### The request
Output the material exactly, but drop every image it holds.

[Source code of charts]
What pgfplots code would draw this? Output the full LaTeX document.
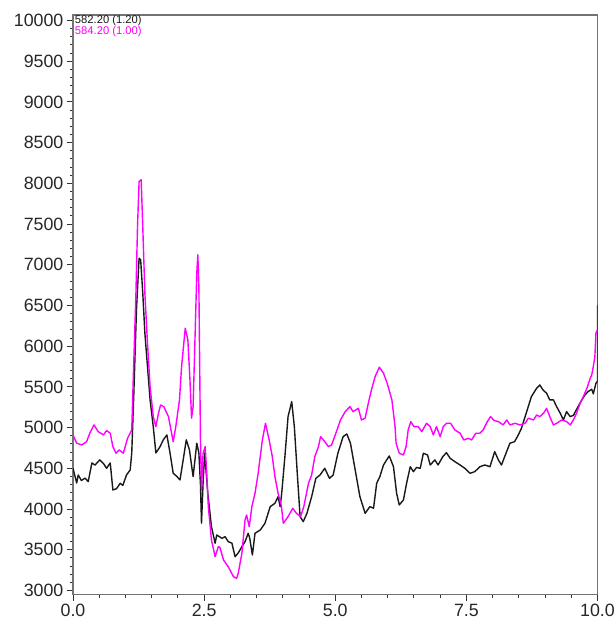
\documentclass[border=0pt]{standalone}
\usepackage{fontspec}
\setmainfont{Liberation Sans}
\usepackage{pgfplots}
\pgfplotsset{compat=1.18}
\definecolor{mag}{RGB}{255,0,255}
\definecolor{blk}{RGB}{25,25,25}
\begin{document}
\begin{tikzpicture}
\path[use as bounding box] (-36.5pt,-13.25pt) rectangle (270.5pt,297.25pt);
\begin{axis}[
  at={(0pt,0pt)}, anchor=south west,
  scale only axis, width=262.25pt, height=289.75pt,
  xmin=0, xmax=10, ymin=2950, ymax=10068,
  xtick={0,2.5,5,7.5,10}, minor x tick num=4,
  ytick={3000,3500,...,10000}, minor y tick num=4,
  scaled y ticks=false, scaled x ticks=false,
  tick align=outside, xtick pos=left, ytick pos=left,
  major tick length=3pt, minor tick length=1.6pt,
  every tick/.style={black!80, line width=0.5pt},
  axis line style={black!55, line width=0.7pt},
  /pgf/number format/assume math mode=true,
  xticklabel style={/pgf/number format/fixed, /pgf/number format/fixed zerofill, /pgf/number format/precision=1, inner ysep=1.5pt},
  yticklabel style={/pgf/number format/fixed, /pgf/number format/1000 sep={}, inner xsep=1.6pt},
  tick label style={font=\fontsize{8.9}{10}\selectfont, text=black!85},
]
\addplot[blk, line width=0.7pt, line join=round] coordinates {
(0.00,4500) (0.07,4320) (0.10,4418) (0.16,4350) (0.23,4380) (0.29,4336) (0.36,4566) (0.42,4540)
(0.51,4603) (0.58,4560) (0.64,4500) (0.71,4566) (0.76,4234) (0.83,4250) (0.90,4316) (0.95,4290)
(1.02,4418) (1.09,4480) (1.12,4688) (1.16,5425) (1.21,6446) (1.26,7081) (1.29,7060) (1.33,6655)
(1.37,6164) (1.42,5750) (1.47,5340) (1.53,5012) (1.58,4688) (1.66,4766) (1.72,4848) (1.79,4910)
(1.85,4688) (1.91,4440) (1.98,4400) (2.04,4357) (2.10,4600) (2.16,4850) (2.22,4726) (2.29,4398)
(2.36,4808) (2.40,4688) (2.43,4300) (2.45,3825) (2.48,4320) (2.51,4688) (2.57,4193) (2.64,3783)
(2.71,3579) (2.74,3681) (2.84,3640) (2.90,3660) (2.96,3599) (3.03,3580) (3.09,3414) (3.15,3460)
(3.22,3537) (3.28,3599) (3.34,3702) (3.37,3640) (3.42,3435) (3.47,3702) (3.57,3742) (3.66,3825)
(3.76,4029) (3.85,4070) (3.91,4152) (3.95,4029) (3.98,4200) (4.04,4643) (4.10,5135) (4.17,5319)
(4.22,5012) (4.28,4398) (4.33,3906) (4.39,3845) (4.46,3947) (4.55,4152) (4.63,4377) (4.71,4418)
(4.80,4500) (4.89,4377) (4.96,4418) (5.05,4685) (5.15,4889) (5.22,4922) (5.29,4808) (5.38,4480)
(5.47,4152) (5.57,3947) (5.66,4029) (5.73,4010) (5.79,4316) (5.85,4398) (5.92,4541) (5.98,4603)
(6.03,4652) (6.11,4520) (6.17,4193) (6.22,4050) (6.30,4111) (6.36,4316) (6.43,4520) (6.49,4459)
(6.55,4510) (6.62,4500) (6.68,4685) (6.76,4664) (6.81,4541) (6.90,4603) (6.96,4541) (7.05,4643)
(7.12,4692) (7.19,4623) (7.28,4582) (7.38,4541) (7.47,4500) (7.57,4439) (7.66,4459) (7.76,4520)
(7.85,4541) (7.95,4520) (8.04,4705) (8.11,4603) (8.17,4541) (8.23,4643) (8.33,4808) (8.42,4828)
(8.49,4910) (8.55,4992) (8.62,5135) (8.68,5258) (8.74,5381) (8.84,5484) (8.90,5524) (8.96,5463)
(9.03,5422) (9.09,5340) (9.16,5340) (9.22,5258) (9.29,5176) (9.35,5094) (9.41,5196) (9.48,5135)
(9.54,5150) (9.63,5258) (9.70,5340) (9.76,5401) (9.82,5442) (9.89,5471) (9.92,5414) (9.97,5545)
(10.0,5570) (10.0,6500)
};
\addplot[mag, line width=0.7pt, line join=round] coordinates {
(0.00,4910) (0.07,4808) (0.17,4787) (0.26,4828) (0.32,4931) (0.40,5033) (0.48,4951) (0.58,4910)
(0.64,4963) (0.71,4931) (0.76,4766) (0.82,4685) (0.88,4726) (0.96,4685) (1.04,4869) (1.12,4971)
(1.15,5627) (1.20,6651) (1.23,7470) (1.26,8023) (1.30,8044) (1.33,7470) (1.37,6651) (1.42,6037)
(1.47,5503) (1.53,5135) (1.58,5012) (1.63,5176) (1.67,5278) (1.73,5258) (1.82,5135) (1.88,4931)
(1.91,4828) (1.96,5012) (2.03,5340) (2.07,5749) (2.14,6221) (2.19,6077) (2.23,5586) (2.26,5115)
(2.29,5258) (2.32,5954) (2.36,6897) (2.38,7122) (2.40,6733) (2.43,4848) (2.45,4234) (2.48,4685)
(2.52,4766) (2.55,4439) (2.58,4029) (2.64,3619) (2.71,3414) (2.77,3537) (2.80,3530) (2.87,3374)
(2.96,3291) (3.06,3168) (3.12,3148) (3.15,3210) (3.22,3456) (3.28,3865) (3.31,3927) (3.36,3783)
(3.41,4029) (3.47,4193) (3.53,4439) (3.61,4848) (3.67,5053) (3.74,4848) (3.80,4643) (3.85,4398)
(3.91,4193) (3.97,4050) (4.01,3825) (4.10,3906) (4.19,4009) (4.26,3947) (4.34,3906) (4.40,4029)
(4.49,4316) (4.55,4418) (4.61,4643) (4.68,4766) (4.72,4889) (4.80,4828) (4.87,4766) (4.93,4787)
(5.00,4910) (5.10,5094) (5.19,5196) (5.28,5258) (5.34,5196) (5.44,5237) (5.50,5094) (5.57,5115)
(5.63,5299) (5.69,5463) (5.76,5627) (5.84,5742) (5.92,5668) (5.99,5545) (6.08,5340) (6.14,5012)
(6.16,4808) (6.22,4685) (6.30,4664) (6.35,4766) (6.39,4971) (6.44,5074) (6.50,5012) (6.58,5012)
(6.65,4951) (6.74,5053) (6.81,5012) (6.87,4910) (6.93,5012) (7.00,4889) (7.06,5012) (7.12,5053)
(7.20,5053) (7.28,4971) (7.38,4931) (7.45,4848) (7.54,4869) (7.60,4848) (7.68,4931) (7.76,4931)
(7.82,4971) (7.90,5074) (7.96,5135) (8.03,5086) (8.11,5074) (8.20,5033) (8.27,5094) (8.33,5033)
(8.43,5053) (8.52,5033) (8.62,5053) (8.68,5115) (8.78,5094) (8.84,5155) (8.90,5135) (8.97,5176)
(9.03,5237) (9.09,5135) (9.16,5033) (9.22,5053) (9.32,5094) (9.41,5074) (9.48,5033) (9.54,5094)
(9.60,5176) (9.67,5299) (9.73,5381) (9.81,5503) (9.86,5606) (9.89,5647) (9.92,5749) (9.95,5872)
(9.97,6160) (10.0,6200)
};
\node[anchor=west, inner sep=0pt, text=blk, font=\fontsize{5.6}{6}\selectfont] at (rel axis cs:0.003,0.991) {582.20 (1.20)};
\node[anchor=west, inner sep=0pt, text=mag, font=\fontsize{5.6}{6}\selectfont] at (rel axis cs:0.003,0.971) {584.20 (1.00)};
\end{axis}
\end{tikzpicture}
\end{document}
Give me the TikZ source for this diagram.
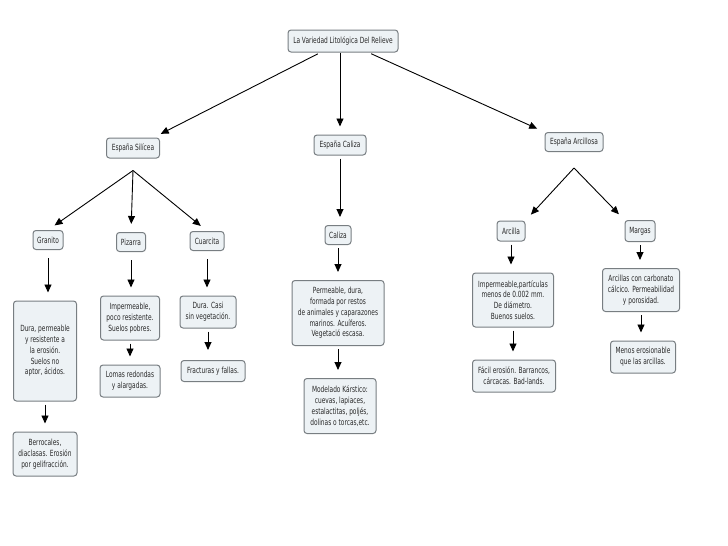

### Exercise response
What pgfplots code would draw this? Output the full LaTeX document.
\documentclass[border=0pt]{standalone}
\usepackage{fontspec}
\setmainfont{Liberation Sans}
\usepackage{pgfplots}
\pgfplotsset{compat=1.18}
\definecolor{mag}{RGB}{255,0,255}
\definecolor{blk}{RGB}{25,25,25}
\begin{document}
\begin{tikzpicture}
\path[use as bounding box] (-36.5pt,-13.25pt) rectangle (270.5pt,297.25pt);
\begin{axis}[
  at={(0pt,0pt)}, anchor=south west,
  scale only axis, width=262.25pt, height=289.75pt,
  xmin=0, xmax=10, ymin=2950, ymax=10068,
  xtick={0,2.5,5,7.5,10}, minor x tick num=4,
  ytick={3000,3500,...,10000}, minor y tick num=4,
  scaled y ticks=false, scaled x ticks=false,
  tick align=outside, xtick pos=left, ytick pos=left,
  major tick length=3pt, minor tick length=1.6pt,
  every tick/.style={black!80, line width=0.5pt},
  axis line style={black!55, line width=0.7pt},
  /pgf/number format/assume math mode=true,
  xticklabel style={/pgf/number format/fixed, /pgf/number format/fixed zerofill, /pgf/number format/precision=1, inner ysep=1.5pt},
  yticklabel style={/pgf/number format/fixed, /pgf/number format/1000 sep={}, inner xsep=1.6pt},
  tick label style={font=\fontsize{8.9}{10}\selectfont, text=black!85},
]
\addplot[blk, line width=0.7pt, line join=round] coordinates {
(0.00,4500) (0.07,4320) (0.10,4418) (0.16,4350) (0.23,4380) (0.29,4336) (0.36,4566) (0.42,4540)
(0.51,4603) (0.58,4560) (0.64,4500) (0.71,4566) (0.76,4234) (0.83,4250) (0.90,4316) (0.95,4290)
(1.02,4418) (1.09,4480) (1.12,4688) (1.16,5425) (1.21,6446) (1.26,7081) (1.29,7060) (1.33,6655)
(1.37,6164) (1.42,5750) (1.47,5340) (1.53,5012) (1.58,4688) (1.66,4766) (1.72,4848) (1.79,4910)
(1.85,4688) (1.91,4440) (1.98,4400) (2.04,4357) (2.10,4600) (2.16,4850) (2.22,4726) (2.29,4398)
(2.36,4808) (2.40,4688) (2.43,4300) (2.45,3825) (2.48,4320) (2.51,4688) (2.57,4193) (2.64,3783)
(2.71,3579) (2.74,3681) (2.84,3640) (2.90,3660) (2.96,3599) (3.03,3580) (3.09,3414) (3.15,3460)
(3.22,3537) (3.28,3599) (3.34,3702) (3.37,3640) (3.42,3435) (3.47,3702) (3.57,3742) (3.66,3825)
(3.76,4029) (3.85,4070) (3.91,4152) (3.95,4029) (3.98,4200) (4.04,4643) (4.10,5135) (4.17,5319)
(4.22,5012) (4.28,4398) (4.33,3906) (4.39,3845) (4.46,3947) (4.55,4152) (4.63,4377) (4.71,4418)
(4.80,4500) (4.89,4377) (4.96,4418) (5.05,4685) (5.15,4889) (5.22,4922) (5.29,4808) (5.38,4480)
(5.47,4152) (5.57,3947) (5.66,4029) (5.73,4010) (5.79,4316) (5.85,4398) (5.92,4541) (5.98,4603)
(6.03,4652) (6.11,4520) (6.17,4193) (6.22,4050) (6.30,4111) (6.36,4316) (6.43,4520) (6.49,4459)
(6.55,4510) (6.62,4500) (6.68,4685) (6.76,4664) (6.81,4541) (6.90,4603) (6.96,4541) (7.05,4643)
(7.12,4692) (7.19,4623) (7.28,4582) (7.38,4541) (7.47,4500) (7.57,4439) (7.66,4459) (7.76,4520)
(7.85,4541) (7.95,4520) (8.04,4705) (8.11,4603) (8.17,4541) (8.23,4643) (8.33,4808) (8.42,4828)
(8.49,4910) (8.55,4992) (8.62,5135) (8.68,5258) (8.74,5381) (8.84,5484) (8.90,5524) (8.96,5463)
(9.03,5422) (9.09,5340) (9.16,5340) (9.22,5258) (9.29,5176) (9.35,5094) (9.41,5196) (9.48,5135)
(9.54,5150) (9.63,5258) (9.70,5340) (9.76,5401) (9.82,5442) (9.89,5471) (9.92,5414) (9.97,5545)
(10.0,5570) (10.0,6500)
};
\addplot[mag, line width=0.7pt, line join=round] coordinates {
(0.00,4910) (0.07,4808) (0.17,4787) (0.26,4828) (0.32,4931) (0.40,5033) (0.48,4951) (0.58,4910)
(0.64,4963) (0.71,4931) (0.76,4766) (0.82,4685) (0.88,4726) (0.96,4685) (1.04,4869) (1.12,4971)
(1.15,5627) (1.20,6651) (1.23,7470) (1.26,8023) (1.30,8044) (1.33,7470) (1.37,6651) (1.42,6037)
(1.47,5503) (1.53,5135) (1.58,5012) (1.63,5176) (1.67,5278) (1.73,5258) (1.82,5135) (1.88,4931)
(1.91,4828) (1.96,5012) (2.03,5340) (2.07,5749) (2.14,6221) (2.19,6077) (2.23,5586) (2.26,5115)
(2.29,5258) (2.32,5954) (2.36,6897) (2.38,7122) (2.40,6733) (2.43,4848) (2.45,4234) (2.48,4685)
(2.52,4766) (2.55,4439) (2.58,4029) (2.64,3619) (2.71,3414) (2.77,3537) (2.80,3530) (2.87,3374)
(2.96,3291) (3.06,3168) (3.12,3148) (3.15,3210) (3.22,3456) (3.28,3865) (3.31,3927) (3.36,3783)
(3.41,4029) (3.47,4193) (3.53,4439) (3.61,4848) (3.67,5053) (3.74,4848) (3.80,4643) (3.85,4398)
(3.91,4193) (3.97,4050) (4.01,3825) (4.10,3906) (4.19,4009) (4.26,3947) (4.34,3906) (4.40,4029)
(4.49,4316) (4.55,4418) (4.61,4643) (4.68,4766) (4.72,4889) (4.80,4828) (4.87,4766) (4.93,4787)
(5.00,4910) (5.10,5094) (5.19,5196) (5.28,5258) (5.34,5196) (5.44,5237) (5.50,5094) (5.57,5115)
(5.63,5299) (5.69,5463) (5.76,5627) (5.84,5742) (5.92,5668) (5.99,5545) (6.08,5340) (6.14,5012)
(6.16,4808) (6.22,4685) (6.30,4664) (6.35,4766) (6.39,4971) (6.44,5074) (6.50,5012) (6.58,5012)
(6.65,4951) (6.74,5053) (6.81,5012) (6.87,4910) (6.93,5012) (7.00,4889) (7.06,5012) (7.12,5053)
(7.20,5053) (7.28,4971) (7.38,4931) (7.45,4848) (7.54,4869) (7.60,4848) (7.68,4931) (7.76,4931)
(7.82,4971) (7.90,5074) (7.96,5135) (8.03,5086) (8.11,5074) (8.20,5033) (8.27,5094) (8.33,5033)
(8.43,5053) (8.52,5033) (8.62,5053) (8.68,5115) (8.78,5094) (8.84,5155) (8.90,5135) (8.97,5176)
(9.03,5237) (9.09,5135) (9.16,5033) (9.22,5053) (9.32,5094) (9.41,5074) (9.48,5033) (9.54,5094)
(9.60,5176) (9.67,5299) (9.73,5381) (9.81,5503) (9.86,5606) (9.89,5647) (9.92,5749) (9.95,5872)
(9.97,6160) (10.0,6200)
};
\node[anchor=west, inner sep=0pt, text=blk, font=\fontsize{5.6}{6}\selectfont] at (rel axis cs:0.003,0.991) {582.20 (1.20)};
\node[anchor=west, inner sep=0pt, text=mag, font=\fontsize{5.6}{6}\selectfont] at (rel axis cs:0.003,0.971) {584.20 (1.00)};
\end{axis}
\end{tikzpicture}
\end{document}
Give me the TikZ source for this diagram.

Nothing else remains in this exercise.